Amo ascoltare, osservare quello che succede attorno, analizzare i particolari, persino le scarpe della gente che mi narrano storie bellissime. I miei personaggi nascono così. L’ebraico è l’universo delle interpretazioni, delle reinterpretazioni, delle controinterpretazioni. Israele è la terra della discussione senza fine, forse per questo la amo, anche quando ci sarebbero tanti motivi per odiarla, cosa che le assicuro è avvenuta anche molto di recente. Non si possono dunque ignorare i forti contrasti, vanno semmai superati utilizzando un altro importante antidoto al fanatismo: il senso dell’umorismo. Se potessi ridurre in pillole l’umorismo e distribuirlo ai capi di Stato lo farei volentieri, sono sicuro che la terapia darebbe i suoi effetti.

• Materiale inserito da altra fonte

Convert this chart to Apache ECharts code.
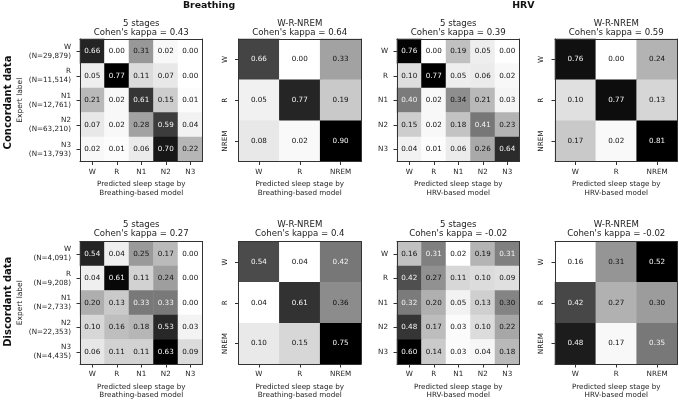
<!DOCTYPE html>
<html>
<head>
<meta charset="utf-8">
<script src="https://cdn.jsdelivr.net/npm/echarts@6/dist/echarts.min.js"></script>
<style>
html,body{margin:0;padding:0;background:#fff;}
#chart{width:679px;height:401px;}
</style>
</head>
<body>
<div id="chart"></div>
<script>
// ---------- data ----------
const stages5 = ['W', 'R', 'N1', 'N2', 'N3'];
const stages3 = ['W', 'R', 'NREM'];
const concordantN = ['29,879', '11,514', '12,761', '63,210', '13,793'];
const discordantN = ['4,091', '9,208', '2,733', '22,353', '4,435'];

const concBreath5 = [
  [0.66, 0.00, 0.31, 0.02, 0.00],
  [0.05, 0.77, 0.11, 0.07, 0.00],
  [0.21, 0.02, 0.61, 0.15, 0.01],
  [0.07, 0.02, 0.28, 0.59, 0.04],
  [0.02, 0.01, 0.06, 0.70, 0.22]
];
const concBreath3 = [
  [0.66, 0.00, 0.33],
  [0.05, 0.77, 0.19],
  [0.08, 0.02, 0.90]
];
const concHRV5 = [
  [0.76, 0.00, 0.19, 0.05, 0.00],
  [0.10, 0.77, 0.05, 0.06, 0.02],
  [0.40, 0.02, 0.34, 0.21, 0.03],
  [0.15, 0.02, 0.18, 0.41, 0.23],
  [0.04, 0.01, 0.06, 0.26, 0.64]
];
const concHRV3 = [
  [0.76, 0.00, 0.24],
  [0.10, 0.77, 0.13],
  [0.17, 0.02, 0.81]
];
const discBreath5 = [
  [0.54, 0.04, 0.25, 0.17, 0.00],
  [0.04, 0.61, 0.11, 0.24, 0.00],
  [0.20, 0.13, 0.33, 0.33, 0.00],
  [0.10, 0.16, 0.18, 0.53, 0.03],
  [0.06, 0.11, 0.11, 0.63, 0.09]
];
const discBreath3 = [
  [0.54, 0.04, 0.42],
  [0.04, 0.61, 0.36],
  [0.10, 0.15, 0.75]
];
const discHRV5 = [
  [0.16, 0.31, 0.02, 0.19, 0.31],
  [0.42, 0.27, 0.11, 0.10, 0.09],
  [0.32, 0.20, 0.05, 0.13, 0.30],
  [0.48, 0.17, 0.03, 0.10, 0.22],
  [0.60, 0.14, 0.03, 0.04, 0.18]
];
const discHRV3 = [
  [0.16, 0.31, 0.52],
  [0.42, 0.27, 0.30],
  [0.48, 0.17, 0.35]
];
const kappaLabels = ['0.43', '0.64', '0.39', '0.59', '0.27', '0.4', '-0.02', '-0.02'];
const panelTitles = ['5 stages', 'W-R-NREM', '5 stages', 'W-R-NREM', '5 stages', 'W-R-NREM', '5 stages', 'W-R-NREM'];
const modelNames = ['Breathing', 'Breathing', 'HRV', 'HRV', 'Breathing', 'Breathing', 'HRV', 'HRV'];
const matrices = [concBreath5, concBreath3, concHRV5, concHRV3, discBreath5, discBreath3, discHRV5, discHRV3];
const rowNames = ['Concordant data', 'Discordant data'];
const colNames = ['Breathing', 'HRV'];

// ---------- layout / style ----------
const FONT = '"DejaVu Sans", sans-serif';
const greys = ['#ffffff', '#000000'];
const colLeft = [80, 238.5, 397, 555];
const rowTop = [39, 241.5];
const SIZE = 122.5;
const spine = '#333';
const textCol = '#222';

const grids = [], xAxes = [], yAxes = [], series = [], visualMaps = [], graphics = [];
const topX = [], rightY = [];

matrices.forEach((m, i) => {
  const row = Math.floor(i / 4), col = i % 4;
  const cats = m.length === 5 ? stages5 : stages3;
  const nArr = row === 0 ? concordantN : discordantN;
  let ylabels;
  if (col === 0) ylabels = cats.map((c, k) => c + '\n(N=' + nArr[k] + ')');
  else ylabels = cats.slice();
  const rotated = m.length === 3;
  grids.push({ left: colLeft[col], top: rowTop[row], width: SIZE, height: SIZE, containLabel: false });

  xAxes.push({
    type: 'category', gridIndex: i, data: cats, position: 'bottom', z: 10,
    axisLine: { show: true, lineStyle: { color: spine, width: 1 } },
    axisTick: { show: true, alignWithLabel: true, length: 3.5, lineStyle: { color: spine } },
    axisLabel: { margin: 7, fontSize: 7.2, color: textCol, fontFamily: FONT },
    splitLine: { show: false },
    name: 'Predicted sleep stage by\n' + modelNames[i] + '-based model',
    nameLocation: 'middle', nameGap: 18.5,
    nameTextStyle: { fontSize: 7.2, lineHeight: 8.5, color: textCol, fontFamily: FONT }
  });
  topX.push({
    type: 'category', gridIndex: i, data: cats, position: 'top', z: 10,
    axisLine: { show: true, lineStyle: { color: spine, width: 1 } },
    axisTick: { show: false }, axisLabel: { show: false }, splitLine: { show: false }
  });
  yAxes.push({
    type: 'category', gridIndex: i, data: ylabels, inverse: true, position: 'left', z: 10,
    axisLine: { show: true, lineStyle: { color: spine, width: 1 } },
    axisTick: { show: true, alignWithLabel: true, length: 3.5, lineStyle: { color: spine } },
    axisLabel: { margin: 9, fontSize: 7.2, lineHeight: 9, color: textCol, fontFamily: FONT, rotate: rotated ? 90 : 0 },
    splitLine: { show: false },
    name: col === 0 ? 'Expert label' : '', nameLocation: 'middle', nameGap: 56,
    nameTextStyle: { fontSize: 7.5, color: textCol, fontFamily: FONT }
  });
  rightY.push({
    type: 'category', gridIndex: i, data: ylabels, inverse: true, position: 'right', z: 10,
    axisLine: { show: true, lineStyle: { color: spine, width: 1 } },
    axisTick: { show: false }, axisLabel: { show: false }, splitLine: { show: false }
  });

  const flat = m.flat();
  const mn = Math.min(...flat), mx = Math.max(...flat);
  const thresh = (mn + mx) / 2;
  const data = [];
  m.forEach((r, ri) => r.forEach((v, ci) => {
    data.push({ value: [ci, ri, v], label: { color: v < thresh ? '#111' : '#f4f4f4' } });
  }));
  series.push({
    type: 'heatmap', xAxisIndex: i, yAxisIndex: i, data: data,
    label: { show: true, fontSize: 7.2, fontFamily: FONT, formatter: p => p.value[2].toFixed(2) },
    itemStyle: { borderWidth: 0 },
    emphasis: { disabled: true }
  });
  visualMaps.push({
    type: 'continuous', show: false, seriesIndex: i, dimension: 2,
    min: mn, max: mx, inRange: { color: greys }
  });

  const cx = colLeft[col] + SIZE / 2;
  const ty = row === 0 ? [23.3, 32.3] : [224.6, 233.9];
  graphics.push({ type: 'text', x: cx, y: ty[0], style: { text: panelTitles[i], align: 'center', verticalAlign: 'middle', fontSize: 8.6, fontFamily: FONT, fill: textCol } });
  graphics.push({ type: 'text', x: cx, y: ty[1], style: { text: "Cohen's kappa = " + kappaLabels[i], align: 'center', verticalAlign: 'middle', fontSize: 8.6, fontFamily: FONT, fill: textCol } });
});

// row labels
[102.5, 301.7].forEach((cy, r) => {
  graphics.push({ type: 'text', x: 8, y: cy, rotation: Math.PI / 2, style: { text: rowNames[r], align: 'center', verticalAlign: 'middle', fontSize: 10, fontWeight: 'bold', fontFamily: FONT, fill: '#111' } });
});
// column labels
[209, 523.3].forEach((cx, c) => {
  graphics.push({ type: 'text', x: cx, y: 5.5, style: { text: colNames[c], align: 'center', verticalAlign: 'middle', fontSize: 9.4, fontWeight: 'bold', fontFamily: FONT, fill: '#111' } });
});

const chart = echarts.init(document.getElementById('chart'), null, { renderer: 'canvas' });
chart.setOption({
  backgroundColor: '#ffffff',
  animation: false,
  grid: grids,
  xAxis: xAxes.concat(topX),
  yAxis: yAxes.concat(rightY),
  visualMap: visualMaps,
  series: series,
  graphic: graphics
});
</script>
</body>
</html>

Tra Israele e Palestina quale soluzione politica Le appare praticabile?
Mi permetta qualche brevissimo cenno storico. Nel 1967 una coalizione di stati arabi decisero di eliminare Israele. Lo stato ebraico, come è noto, vinse quella guerra (che gli storici hanno iscritto nei manuali come guerra dei sei giorni) occupando Gaza, la Cisgiordania e altri territori. Immediatamente i governi costituirono gli insediamenti. Penso che quello sia stato un errore. Occorre smantellare tutto questo in nome della pace. Il compromesso è l’unica soluzione, bisogna dividere la “piccola casa”, in due condomini. Non si raggiungerà la felicita tra due popoli così diversi per storia e tradizione, ma è l’unico modo per vivere in pace. Infine, le dico che ho l’impressione che i popoli interessati sono come i pazienti, già pronti all’operazione, purtroppo sono i medici vigliacchi, cioè i leader che non sono ancora pronti.